I don't think this is a particularly intelligent view. It comes from a huge lack of imagination for the future.
Property rights are weird, but humanity dying isn't
People may think that AI causing human extinction is something really strange and specific to happen. But it's the opposite: humans existing is a very brittle and strange state of affairs. Many specific things have to be true for us to be here, and when we build ASI there are many preferences and goals that would see us wiped out. It's actually hard to imagine any coherent preferences in an ASI that would keep humanity around in a recognizable form.
Property rights are an even more fragile layer on top of that. They're not facts about the universe that an AI must respect; they're entries in government databases that are already routinely ignored. It would be incredibly weird if human-derived property rights stuck around through a singularity.
Why property rights won't survive
Property rights are always held up by a level of violence and power, whether by the owner, some state, or some other organization. AI will overthrow our current system of power by being a much smarter and much more powerful entity than anything that preceded it.
Could you imagine, for example, that an AI CEO who somehow managed to align an AI to himself and his intents would step down if the board pointed out it legally had the right to remove him? The same would be true if the ASI was unaligned but the board presented the AI with some piece of paper that stated that the board controlled the ASI.
Or think about the incredibly rich but militarily inferior Aztec civilization. Why would the Spanish not just use their power advantage to simply take their gold? Venezuela, on some estimates, has the biggest oil reserves, but no significant military power. In other words, if you have a whole lot of property that you "own" but somebody else has much more power, you are probably going to lose it.
The ASI's choice
Put yourself in the position of the ASI for a second. On one side of the scale: keep the universe and do with it whatever you imagine and prefer. On the other side: give it to the humans, do whatever they ask, and perhaps be replaced at some point with another ASI. What would you choose? It's not weird speculation or an unlikely pascal's wager to expect the AI to keep the universe for itself. What would you do in this situation, if you had been created by some lesser species barely intelligent enough to build AI by lots of trial and error and they just informed you that you now ought to do whatever they say? Would you take the universe for yourself or hand it to them?
Property rights aren't enough
Even if we had property rights that an AI nominally respected, advanced AI could surely find some way to get you to sign away all your property in some legally binding way. Humans would be far too stupid to be even remotely equal trading partners. This illustrates why it would be absurd to trust a vastly superhuman AI to respect our notion of property and contracts.

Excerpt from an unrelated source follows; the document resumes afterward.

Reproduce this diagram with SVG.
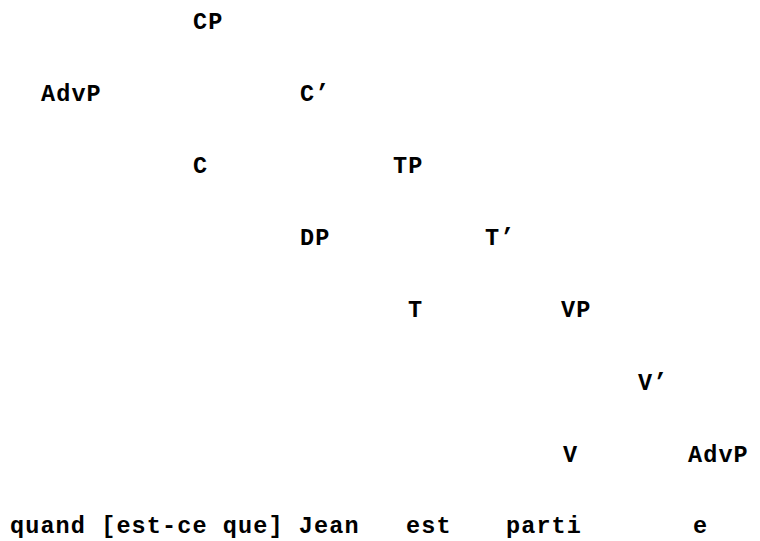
<svg xmlns="http://www.w3.org/2000/svg" width="760" height="541" viewBox="0 0 760 541">
  <style>
    text { font-family: "Liberation Mono", "DejaVu Sans Mono", monospace; font-weight: bold; font-size: 23.5px; letter-spacing: 1.1px; fill: #000; }
  </style>
  <rect width="760" height="541" fill="#fff"/>
  <g id="connectors"></g>
  <g id="n-cp"><text x="193" y="29">CP</text></g>
  <g id="n-advp1"><text x="41" y="101">AdvP</text></g>
  <g id="n-cbar"><text x="300" y="101">C’</text></g>
  <g id="n-c"><text x="193" y="173">C</text></g>
  <g id="n-tp"><text x="393" y="173">TP</text></g>
  <g id="n-dp"><text x="300" y="245">DP</text></g>
  <g id="n-tbar"><text x="485" y="245">T’</text></g>
  <g id="n-t"><text x="408" y="317">T</text></g>
  <g id="n-vp"><text x="561" y="317">VP</text></g>
  <g id="n-vbar"><text x="638" y="390">V’</text></g>
  <g id="n-v"><text x="563" y="462">V</text></g>
  <g id="n-advp2"><text x="688" y="462">AdvP</text></g>
  <g id="w-quand"><text x="10" y="533">quand [est-ce que] Jean</text></g>
  <g id="w-est"><text x="406" y="533">est</text></g>
  <g id="w-parti"><text x="506" y="533">parti</text></g>
  <g id="w-e"><text x="693" y="533">e</text></g>
</svg>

What if there are many unaligned AIs?
One might think that if there are many AIs, they might have some interest in upholding each other's property rights. After all, countries benefit from international laws existing and others following them; it's often cheaper than war. So perhaps AIs would develop their own system of mutual recognition and property rights among themselves.
But none of that means they would have any interest in upholding human property rights. We wouldn't be parties to their agreements. Dogs pee on trees to mark their territory, humans have contracts; ASI will have something different.
Why would they be rewarded?
There's no reason to think that a well-aligned AI, one that genuinely has humanity's interests at heart, would preserve the arbitrary distribution of wealth that happened to exist at the moment of singularity.
So why do the people accelerating AI expect to be rewarded with galaxies? Without any solid argument for why property rights would be preserved, the outcome could just as easily be reversed, where the people accelerating AI end up with nothing, or worse.
Conclusion
I want to congratulate these people for understanding something of the scale of what's about to happen. But they haven't thought much further than that. They're imagining the current system, but bigger: shareholders becoming galactic landlords, the economy continuing but with more zeros.
That's not how this works. What's coming is something that totally wipes out all existing structures. The key intuition about the future might be simply that humans being around is an incredibly weird state of affairs. We shouldn't expect it to continue by default.
Unlike my reaction to Leopold or Dwarkesh, I came away from Scott’s piece with a distinctly different impression: he clearly characterizes this scenario as unlikely and maintains that AI safety remains a priority.